Reporting Job Progress

Most applications provide some way to generate an artifact—something that may take the server a long time to accomplish. If it takes several minutes to render a video, crunch some numbers or generate an export, users may be left wondering whether your application is working. Providing periodic updates to end users assures them that the work is being done and keeps the application feeling responsive.

Reporting progress is something that any background job processor with unlimited execution time can do! Naturally, we'll look at an example built on Oban.
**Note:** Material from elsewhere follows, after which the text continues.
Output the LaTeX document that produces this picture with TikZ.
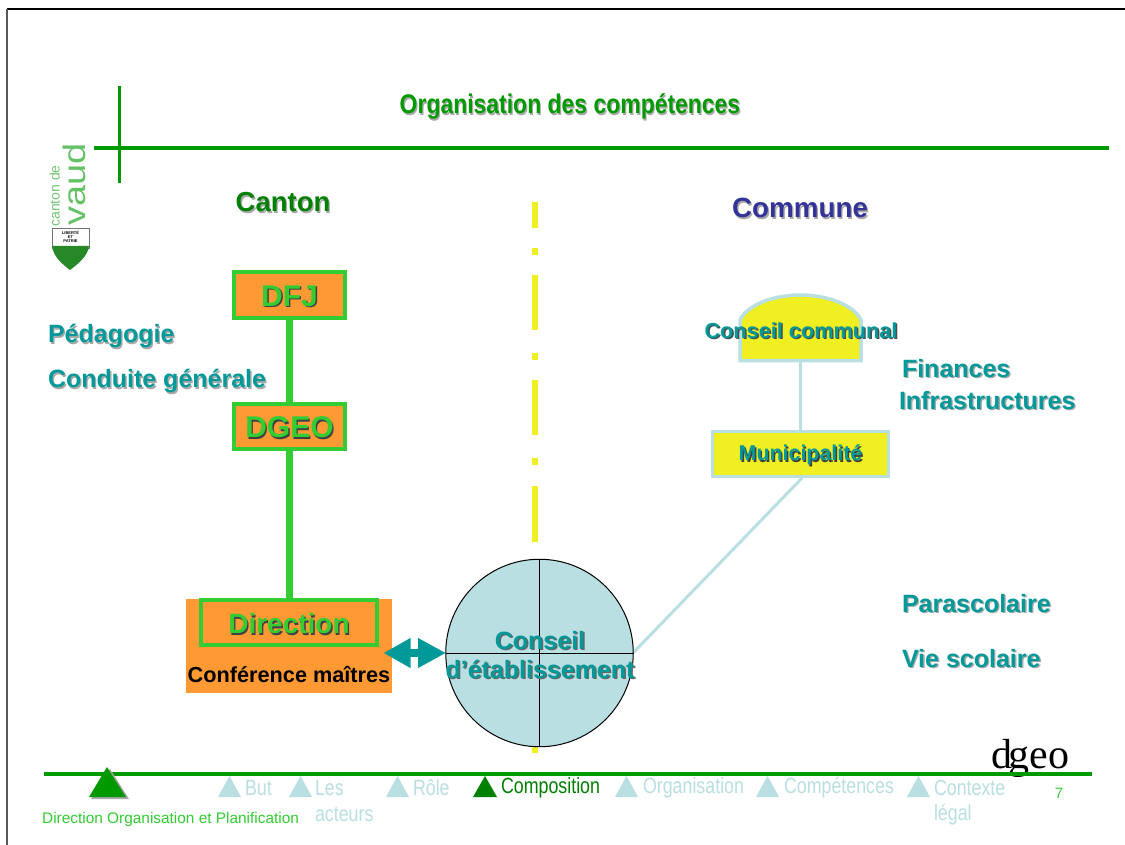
\documentclass[tikz,border=0pt]{standalone}
\usepackage{fontspec}
\usepackage{graphicx}
\setmainfont{Liberation Sans}
\newfontfamily\dgeofont{Liberation Serif}
\usetikzlibrary{arrows.meta}
\definecolor{gtitle}{HTML}{009900}
\definecolor{gdark}{HTML}{008000}
\definecolor{glight}{HTML}{33CC33}
\definecolor{teal1}{HTML}{009999}
\definecolor{pale}{HTML}{B9DFE3}
\definecolor{orange1}{HTML}{FF9933}
\definecolor{yell}{HTML}{EFEF22}
\definecolor{navy1}{HTML}{333399}
\definecolor{shad}{HTML}{A8A8A8}
\newcommand{\shtxt}[3][shad]{\rlap{\hspace{1.4pt}\raisebox{-1.4pt}{\textcolor{#1}{#3}}}\textcolor{#2}{#3}}
\newcommand{\fsz}[1]{\fontsize{#1}{#1}\selectfont}
\newcommand{\dropb}[1]{\raisebox{-2pt}[\height][\depth]{#1}}
\tikzset{
  x=1pt,y=-1pt,
  txt/.style={inner sep=0pt,outer sep=0pt,font=\bfseries},
  side/.style={txt,anchor=west,font=\bfseries\fsz{25}},
  greenbox/.style={draw=glight,line width=4pt,fill=orange1,inner sep=0pt,outer sep=0pt},
  palebox/.style={draw=pale,line width=3.5pt,fill=yell,inner sep=0pt,outer sep=0pt},
  rule/.style={draw=gtitle,line width=3.5pt},
  navtri/.style={fill=pale,draw=none},
  navtxt/.style={inner sep=0pt,outer sep=0pt,anchor=west,font=\fsz{22}},
}
\newcommand{\nav}[2]{\scalebox{.81}[1]{\textcolor{#1}{#2}}}
\begin{document}
\begin{tikzpicture}
\useasboundingbox (0,0) rectangle (1125,845);
\fill[white] (0,0) rectangle (1125,845);
% frame
\draw[black,line width=1.4pt] (7,9) -- (1125,9);
\draw[black!65,line width=1.2pt] (7,9) -- (7,845);
% title rules
\coordinate (vt) at (119,86); \coordinate (vb) at (119,183);
\coordinate (hl) at (94,148); \coordinate (hr) at (1109,148);
\draw[rule,line width=3pt] (vt) -- (vb);
\draw[rule] (hl) -- (hr);
\node[txt,font=\bfseries\fsz{27}] (title) at (570,107.5) {\scalebox{.85}[1]{\shtxt{gtitle}{Organisation des compétences}}};
% logo
\node[inner sep=0pt,rotate=90,text=gtitle!60!white,font=\fsz{38}] (vaud) at (74,184.5) {\scalebox{1}[.82]{vaud}};
\node[inner sep=0pt,rotate=90,text=gtitle!55!white,font=\fsz{14}] (cantonde) at (54.5,196) {canton de};
\path[fill=white,draw=black!55,line width=.8pt] (52,228) -- (89,228) -- (89,248) -- (52,248) -- cycle;
\path[fill=green!45!black!85!white,draw=none] (52,246) -- (89,246) .. controls (88,256) and (78,264) .. (70,270) .. controls (62,264) and (53,256) .. (52,246) -- cycle;
\node[inner sep=0pt,align=center,font=\bfseries\fsz{4}] (devise) at (70.5,237) {LIBERTÉ\\ET\\PATRIE};
% heads
\node[txt,font=\bfseries\fsz{27.5}] (canton) at (283,203) {\shtxt{gdark}{Canton}};
\node[txt,font=\bfseries\fsz{27.8}] (commune) at (800,209) {\shtxt{navy1}{Commune}};
% yellow axis
\coordinate (ya) at (534.8,202); \coordinate (yb) at (534.8,753); \coordinate (yc) at (534.8,735);
\draw[yell,line width=6.5pt,dash pattern=on 26pt off 20pt on 7pt off 20pt on 55pt off 23pt on 7pt off 20pt on 55pt off 23pt on 7pt off 21pt on 56pt off 22pt on 7pt off 20pt] (ya) -- (yc);
\draw[yell,line width=6.5pt] (yc) -- (yb);
% canton chain
\node[fill=orange1,minimum width=206pt,minimum height=94pt,inner sep=0pt,outer sep=0pt] (conf) at (289,646) {};
\node[txt,font=\bfseries\fsz{21.7}] (conftxt) at (289,675) {\textcolor{black}{Conférence maîtres}};
\node[greenbox,minimum width=111pt,minimum height=45pt] (dfj) at (289.5,295) {\dropb{\bfseries\fsz{30}\shtxt[black!75]{glight}{DFJ}}};
\node[greenbox,minimum width=111pt,minimum height=45pt] (dgeo) at (289.5,426) {\dropb{\bfseries\fsz{30}\shtxt[black!75]{glight}{DGEO}}};
\node[greenbox,minimum width=176pt,minimum height=45pt] (dir) at (289,622.5) {\dropb{\bfseries\fsz{28}\shtxt[black!75]{glight}{Direction}}};
\draw[glight,line width=7pt] (dfj) -- (dgeo);
\draw[glight,line width=7pt] (dgeo) -- (dgeo |- dir.north);
% side labels
\node[side] (peda) at (48,337) {\shtxt{teal1}{Pédagogie}};
\node[side] (cond) at (48,382) {\shtxt{teal1}{Conduite générale}};
\node[side] (fin) at (902,369) {\shtxt{teal1}{Finances}};
\node[side] (infra) at (899,401) {\shtxt{teal1}{Infrastructures}};
\node[side] (para) at (902,604) {\shtxt{teal1}{Parascolaire}};
\node[side] (vie) at (902,659) {\shtxt{teal1}{Vie scolaire}};
% commune chain
\path[palebox] (740,360.5) -- (740,320) .. controls (748,304) and (775,295) .. (800.5,295) .. controls (826,295) and (853,304) .. (861,320) -- (861,360.5) -- cycle;
\coordinate (ccb) at (800.5,360.5);
\node[txt,font=\bfseries\fsz{21.7}] (cc) at (801,331.5) {\shtxt[black!70]{teal1}{Conseil communal}};
\node[palebox,minimum width=176pt,minimum height=45pt] (muni) at (800.5,454) {\dropb{\bfseries\fsz{21.4}\shtxt[black!75]{teal1}{Municipalité}}};
\draw[pale,line width=3pt] (ccb) -- (muni);
% circle
\coordinate (mb) at (802,478);
\coordinate (cr) at (633,653);
\draw[pale,line width=3pt] (mb) -- (cr);
\node[circle,draw=black,line width=1pt,fill=pale,minimum size=187.5pt,inner sep=0pt,outer sep=0pt] (ce) at (539.5,653) {};
\draw[black,line width=1pt] (ce.north) -- (ce.south);
\draw[black,line width=1pt] (ce.west) -- (ce.east);
\node[txt,align=center,font=\bfseries\fsz{25}] (cetxt) at (540,655.5) {\shtxt[black!60]{teal1}{Conseil}\\[4pt]\shtxt[black!60]{teal1}{d’établissement}};
% double arrow
\coordinate (al) at (383.5,653); \coordinate (ar) at (446,653);
\draw[teal1,line width=8pt,{Triangle[length=27pt,width=28pt,sep=0pt]}-{Triangle[length=28pt,width=28pt]}] (al) -- (ar);
% footer rule
\coordinate (fl) at (44,774); \coordinate (fr) at (1092,774);
\node[inner sep=0pt,anchor=base,font=\dgeofont\fsz{42}] (dgeologo) at (1030.5,768.5) {d\kern-4.5pt geo};
\draw[rule] (fl) -- (fr);
% big triangle
\path[fill=shad] (110,769) -- (129,799) -- (91,799) -- cycle;
\path[fill=gtitle] (107,767) -- (126,797) -- (89,797) -- cycle;
\node[inner sep=0pt,anchor=west,font=\fsz{15.4},text=glight] (dop) at (42,820) {Direction Organisation et Planification};
% nav
\path[navtri] (229.5,776) -- (241,797) -- (218,797) -- cycle;
\node[navtxt] (n1) at (245,788) {\nav{pale}{But}};
\path[navtri] (300.5,776) -- (312,797) -- (289,797) -- cycle;
\node[navtxt] (n2) at (315,788) {\nav{pale}{Les}};
\node[navtxt] (n2b) at (315,814) {\nav{pale}{acteurs}};
\path[navtri] (397.5,776) -- (409,797) -- (386,797) -- cycle;
\node[navtxt] (n3) at (413,788) {\nav{pale}{Rôle}};
\path[fill=gdark] (485,776) -- (497,797) -- (473,797) -- cycle;
\node[navtxt] (n4) at (501,788) {\nav{gdark}{Composition}};
\path[navtri] (626.5,776) -- (638,797) -- (615,797) -- cycle;
\node[navtxt] (n5) at (643,788) {\nav{pale}{Organisation}};
\path[navtri] (767.5,776) -- (779,797) -- (756,797) -- cycle;
\node[navtxt] (n6) at (784,788) {\nav{pale}{Compétences}};
\path[navtri] (918.5,776) -- (930,797) -- (907,797) -- cycle;
\node[navtxt] (n7) at (934,788) {\nav{pale}{Contexte}};
\node[navtxt] (n7b) at (934,815) {\nav{pale}{légal}};
\node[inner sep=0pt,font=\fsz{15},text=glight] (pg) at (1059,793) {7};
\end{tikzpicture}
\end{document}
Use Case: Exporting a Large Zip File

Users of our site can export a zip of all the files they have uploaded. A zip file (no, not a tar, our users don't have neck-beards) is generated on the fly, when the user requests it. Lazily generating archives is great for our server's utilization, but it means that users may wait a while when there are many files. Fortunately, we know how many files will be included in the zip and we can use that information to send progress reports! We will compute the archive's percent complete as each file is added and push a message to the user.

Before We Start

In the forum question that prompted this guide the work was done externally by a port process. Working with ports is well outside the scope of this guide, so I've modified it for the sake of simplicity. The result is slightly contrived as it puts both processes within the same module, which isn't necessary if the only goal is to broadcast progress. This guide is ultimately about coordinating processes to report progress from a background job, so that's what we'll focus on (everything else will be rather hand-wavy).

Coordinating Processes

Our worker, the creatively titled ZippingWorker, handles both building the archive and reporting progress to the client. Showing the entire module at once felt distracting, so we'll start with only the module definition and the perform/1 function:

defmodule MyApp.Workers.ZippingWorker do
  use Oban.Worker, queue: :exports, max_attempts: 1

  alias MyApp.{Endpoint, Zipper}

  def perform(%_{args: %{"channel" => channel, "paths" => paths}}) do
    build_zip(paths)
    await_zip(channel)
  end

  # ...
end

The function accepts an Oban Job with a channel name and a list of file paths, which it immediately passes on to the private build_zip/1:

  defp build_zip(paths) do
    job_pid = self()

    Task.async(fn ->
      zip_path = Zipper.new()

      paths
      |> Enum.with_index(1)
      |> Enum.each(fn {path, index} ->
        :ok = Zipper.add_file(zip_path, path)
        send(job_pid, {:progress, trunc(index / length(paths) * 100)})
      end)

      send(job_pid, {:complete, zip_path})
    end)
  end

The function grabs the current pid, which belongs to the job, and kicks off an asynchronous task to handle the zipping. With a few calls to a fictional Zipper module the task works through each file path, adding it to the zip. After adding a file the task sends a :progress message with the percent complete back to the job. Finally, when the zip finishes, the task sends a :complete message with a path to the archive.

The asynchronous call spawns a separate process and returns immediately. In order for the task to finish building the zip we need to wait on it. Typically we'd use Task.await/2, but we'll use a custom receive loop to track the task's progress:

  defp await_zip(channel) do
    receive do
      {:progress, percent} ->
        Endpoint.broadcast(channel, "zip:progress", percent)
        await_zip(channel)

      {:complete, zip_path} ->
        Endpoint.broadcast(channel, "zip:complete", zip_path)
    after
      30_000 ->
        Endpoint.broadcast(channel, "zip:failed", "zipping failed")
        raise RuntimeError, "no progress after 30s"
    end
  end

The receive loop blocks execution while it waits for :progress or :complete messages. When a message comes in it broadcasts to the provided channel and the client receives an update (this example uses Phoenix Channels, but any other PubSub type mechanism would work). As a safety mechanism we have an after clause that will timeout after 30 seconds of inactivity. If the receive block times out we notify the client and raise an error, failing the job.

Made Possible by Unlimited Execution

Reporting progress asynchronously works in Oban because anything that blocks a worker's perform/1 function will keep the job executing. Jobs aren't executed inside of a transaction, which alleviates any limitations on how long a job can run.

This technique is suitable for any single long running job where an end user is waiting on the results. You can read the "Batching Jobs for Monitoring" guide if you need to combine multiple jobs into a single output by creating batch jobs.